Giunti a Capitol City, i due vengono truccati, vestiti, fatti sfilare, addestrare e intervistati, il tutto sotto l’occhio attento delle telecamere che non li lascia mai un momento. Perché è questo che sono gli Hunger Games: un grande show televisivo dove la gente di Capitol City si appassiona, si emoziona per i tributi, trepidando per le loro vicissitudini, piangendo per le loro morti.
Soli in un mondo così diverso dal loro (pieno di luci, comodità e cibo di ogni genere), l’unico aiuto che hanno è quello della frivola Effie, dei loro stilisti (specialmente Cinna) e dello scorbutico e spesso ubriaco Haymitch, unico vincitore del Distretto 12 degli Hunger Games ancora in vita e loro mentore e l’unico che può fargli avere degli sponsor che li possono aiutare quando saranno nell’arena.
Separata fin dall’inizio del gioco dal suo compagno di distretto (durante l’intervista erano stati fatti passare come i due sfortunati innamorati), Katniss si troverà a lottare da sola contro gli altri tributi e le insidie proposte dagli Strateghi; inaspettatamente troverà in Rue, la ragazzina del Distretto 11, un’alleata e assieme faranno saltare in aria le riserve di cibo dei tributi favoriti. Rue morirà però tra le sue braccia, causandole un dolore straziante; ritroverà però un ferito Peeta e insieme continueranno la loro sceneggiata di innamorati.
Questa cosa, per rendere i giochi più interessanti, farà cambiare la regola degli Hunger Games che vede solo un vincitore: ora possono essercene due, purché siano dello stesso distetto.
Con un po’ di fortuna e abilità riusciranno ad arrivare insieme in fondo ai giochi, ma ci sarà un colpo di scena: la regola dei due vincitori viene tolta. Stanca di stare al gioco e sapendo che non può esserci nessun vincitore, decide con Peeta di mangiare nello stesso momento i morsi della notte, delle bacche velenose che uccidono all’istante. Vengono fermati all’ultimo istante e così per la prima volta ci saranno due vincitori. La cosa ai piani alti di Capitol City non piace per niente e il pericolo per Katniss non è ancora finito.

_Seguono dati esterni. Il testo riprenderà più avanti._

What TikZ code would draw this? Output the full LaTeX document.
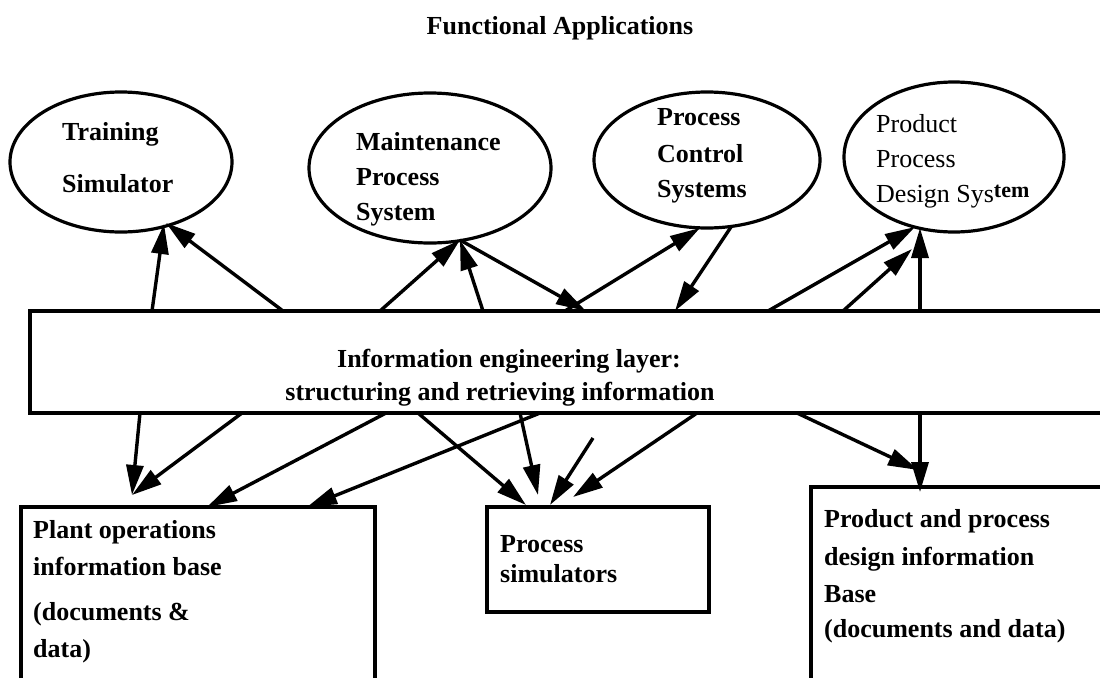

Il romanzo di Hunger Games presenta qualche dettaglio in più rispetto al film, che comunque mantiene lo spirito dell’opera cartacea e ne è molto fedele. Ci sono alcuni personaggi in più, ma non sono determinanti nello svolgimento; rispetto al film c’è solo il punto di vista di Katniss e il presidente Snow viene mostrato per qualche riga solo nel finale, mentre nella pellicola (ben interpretato da Donald Sutherland) ha delle parti che ne mostrano la natura; nel libro si parla di strateghi, nel film ne viene fatto vedere soltanto uno. Cambia un poco lo scontro finale nell’arena che è sempre tra Cato, Peeta e Katniss, ma gli ibridi che vengono scagliati contro i tre nel film sono una sorta di mastini giganti, nel romanzo sono delle creature create con i geni dei concorrenti morti: nel film Cato fa un discorso di una certa profondità, nel romanzo fa a malapena una battuta e la sua fine è molto più brutale (per lo spettacolo, le creature lo dilaniano lentamente per ore). Peeta nel romanzo perde una gamba, sostituita poi con una artificiale.
A Susanne Collins va dato il merito di aver saputo scrivere una storia coinvolgente, con un buon ritmo, riuscendo a criticare il mondo dello spettacolo e della spettacolarità sempre più ricercata della nostra società senza essere pedante.
Riconosco a Susanne Collins la capacità di scrivere un libro avvincente basandosi su una trama che mi ha fatto parecchio storcere il naso. Meglio il libro che il film, peraltro…
Il punto forte è proprio la capacità di scrivere dell’autrice. A me il film non è dispiaciuto; devo dire, andando un po’ fuori tema, che nella stessa tipologia di storie invece il film di Maze Runner – Il labirinto è meglio del libro.